After the migration was completed and Crowd was no longer used directly in our infrastructure, we used the nice observability capabilities of AWS X-Ray to verify the improvements our infrastructure has benefited from.

We can observe below in an X-Ray trace analysis how much impact Crowd had on our existing response times for some endpoints:

We can see how for this given request, the total time was 4.7 seconds, and we can see how a single call to Crowd took 4 seconds!

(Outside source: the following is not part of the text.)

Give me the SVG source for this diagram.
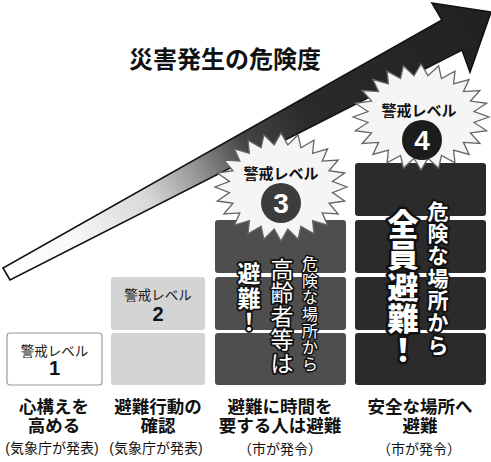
<svg xmlns="http://www.w3.org/2000/svg" width="491" height="462" viewBox="0 0 491 462">
<style>
text{font-family:"Liberation Sans","Noto Sans CJK JP",sans-serif;text-anchor:middle}
.title{font-size:24px;font-weight:bold;fill:#111}
.lv{font-size:13.5px;fill:#222}
.num{font-size:20px;font-weight:bold;fill:#111}
.slv{font-size:15px;font-weight:bold;fill:#111}
.cnum{font-size:28px;font-weight:bold;fill:#fff}
.lab{font-size:17.5px;font-weight:bold;fill:#111}
.src{font-size:14px;fill:#111}
.vt{fill:#fff;stroke:#111;stroke-linejoin:round;paint-order:stroke}
.star{fill:#f5f5f5;stroke:#666;stroke-width:1.3}
</style>
<defs>
<linearGradient id="ag" gradientUnits="userSpaceOnUse" x1="0" y1="275" x2="470" y2="20">
<stop offset="0" stop-color="#fff"/>
<stop offset="0.15" stop-color="#f8f8f8"/>
<stop offset="0.31" stop-color="#d8d8d8"/>
<stop offset="0.41" stop-color="#999"/>
<stop offset="0.52" stop-color="#444"/>
<stop offset="0.65" stop-color="#2a2a2a"/>
<stop offset="1" stop-color="#222"/>
</linearGradient>
<polygon id="burst" vector-effect="non-scaling-stroke" points="1,0 .78,.103 .966,.259 .727,.301 .866,.5 .624,.479 .707,.707 .479,.624 .5,.866 .301,.727 .259,.966 .103,.78 0,1 -.103,.78 -.259,.966 -.301,.727 -.5,.866 -.479,.624 -.707,.707 -.624,.479 -.866,.5 -.727,.301 -.966,.259 -.78,.103 -1,0 -.78,-.103 -.966,-.259 -.727,-.301 -.866,-.5 -.624,-.479 -.707,-.707 -.479,-.624 -.5,-.866 -.301,-.727 -.259,-.966 -.103,-.78 0,-1 .103,-.78 .259,-.966 .301,-.727 .5,-.866 .479,-.624 .707,-.707 .624,-.479 .866,-.5 .727,-.301 .966,-.259 .78,-.103"/>
</defs>
<rect width="491" height="462" fill="#fff"/>

<g id="connectors">
<polygon id="risk-arrow" points="3,268 10,280 462,50 470,72 491,12 432,3 442,20" fill="url(#ag)" stroke="#111" stroke-width="1.6" stroke-linejoin="miter"/>
</g>

<g id="title"><text class="title" x="225" y="68">災害発生の危険度</text></g>

<g id="level1">
<rect x="7" y="333" width="95" height="52" rx="3" fill="#fff" stroke="#999" stroke-width="1.2"/>
<text class="lv" x="54.5" y="356">警戒レベル</text>
<text class="num" x="54.5" y="375">1</text>
<text class="lab" x="54" y="412.5">心構えを</text>
<text class="lab" x="54" y="431.5">高める</text>
<text class="src" x="52" y="453">(気象庁が発表)</text>
</g>

<g id="level2">
<rect x="111" y="277" width="94" height="53" rx="3" fill="#d4d4d4"/>
<rect x="111" y="333" width="94" height="52" rx="3" fill="#d4d4d4"/>
<text class="lv" x="158" y="300">警戒レベル</text>
<text class="num" x="158" y="320.5">2</text>
<text class="lab" x="158" y="412.5">避難行動の</text>
<text class="lab" x="158" y="431.5">確認</text>
<text class="src" x="156" y="453">(気象庁が発表)</text>
</g>

<g id="level3">
<rect x="215" y="220" width="131" height="53" rx="3" fill="#4e4e4e"/>
<rect x="215" y="277" width="131" height="53" rx="3" fill="#4e4e4e"/>
<rect x="215" y="333" width="131" height="52" rx="3" fill="#4e4e4e"/>
<use href="#burst" class="star" transform="translate(281,187) scale(66,54)"/>
<text class="slv" x="281" y="179">警戒レベル</text>
<circle cx="281" cy="203" r="20" fill="#3c3c3c"/>
<text class="cnum" x="281" y="213">3</text>
<text class="vt" font-size="16" stroke-width="3">
<tspan x="310" y="270">危</tspan><tspan x="310" y="286.5">険</tspan><tspan x="310" y="303">な</tspan><tspan x="310" y="320">場</tspan><tspan x="310" y="336.5">所</tspan><tspan x="310" y="353">か</tspan><tspan x="310" y="370">ら</tspan>
</text>
<text class="vt" font-size="23" stroke-width="3.5">
<tspan x="282" y="278">高</tspan><tspan x="282" y="301">齢</tspan><tspan x="282" y="325">者</tspan><tspan x="282" y="348">等</tspan><tspan x="282" y="372">は</tspan>
</text>
<text class="vt" font-size="23" font-weight="bold" stroke-width="3.5">
<tspan x="249" y="282">避</tspan><tspan x="249" y="307">難</tspan><tspan x="249" y="330">！</tspan>
</text>
<text class="lab" x="280" y="412.5">避難に時間を</text>
<text class="lab" x="280" y="431.5">要する人は避難</text>
<text class="src" x="280" y="453.5" font-size="15.5">（市が発令）</text>
</g>

<g id="level4">
<rect x="355" y="163" width="131" height="53" rx="3" fill="#2b2b2b"/>
<rect x="355" y="220" width="131" height="53" rx="3" fill="#2b2b2b"/>
<rect x="355" y="277" width="131" height="53" rx="3" fill="#2b2b2b"/>
<rect x="355" y="333" width="131" height="52" rx="3" fill="#2b2b2b"/>
<use href="#burst" class="star" transform="translate(421,117) scale(68,53)"/>
<text class="slv" x="419" y="116">警戒レベル</text>
<circle cx="422" cy="140" r="20" fill="#1c1c1c"/>
<text class="cnum" x="422" y="150">4</text>
<text class="vt" font-size="21" font-weight="bold" stroke-width="4">
<tspan x="438" y="218.5">危</tspan><tspan x="438" y="240.5">険</tspan><tspan x="438" y="263">な</tspan><tspan x="438" y="285.5">場</tspan><tspan x="438" y="307.5">所</tspan><tspan x="438" y="330">か</tspan><tspan x="438" y="352.5">ら</tspan>
</text>
<text class="vt" font-size="31" font-weight="900" stroke-width="5">
<tspan x="403" y="236">全</tspan><tspan x="403" y="267">員</tspan><tspan x="403" y="299">避</tspan><tspan x="403" y="330">難</tspan><tspan x="403" y="361">！</tspan>
</text>
<text class="lab" x="420" y="412.5">安全な場所へ</text>
<text class="lab" x="420" y="431.5">避難</text>
<text class="src" x="419" y="453.5" font-size="15.5">（市が発令）</text>
</g>
</svg>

After removing Crowd, we have gained more control and flexibility over our authorization management, we have improved the performance of our SIGRID platform as a byproduct, and last but not least, we learned many valuable lessons about cross-team collaboration, expectation management, applying the right patterns for the task and considering the impact of our work at multiple levels in our landscape, from our consultants to our customers.

Conclusion

Implementing large-scale changes, such as decommissioning of Crowd at SIG, provides a unique opportunity to explore the limits of our platform and our engineering teams.

When availability is required and working with customer-facing features that have an impact, it becomes even more important to make trade-offs between high availability and data preservation.

We have learned that when our team is fully focused on a difficult problem like this, we are capable of delivering improved performance with little to no issues affecting customers.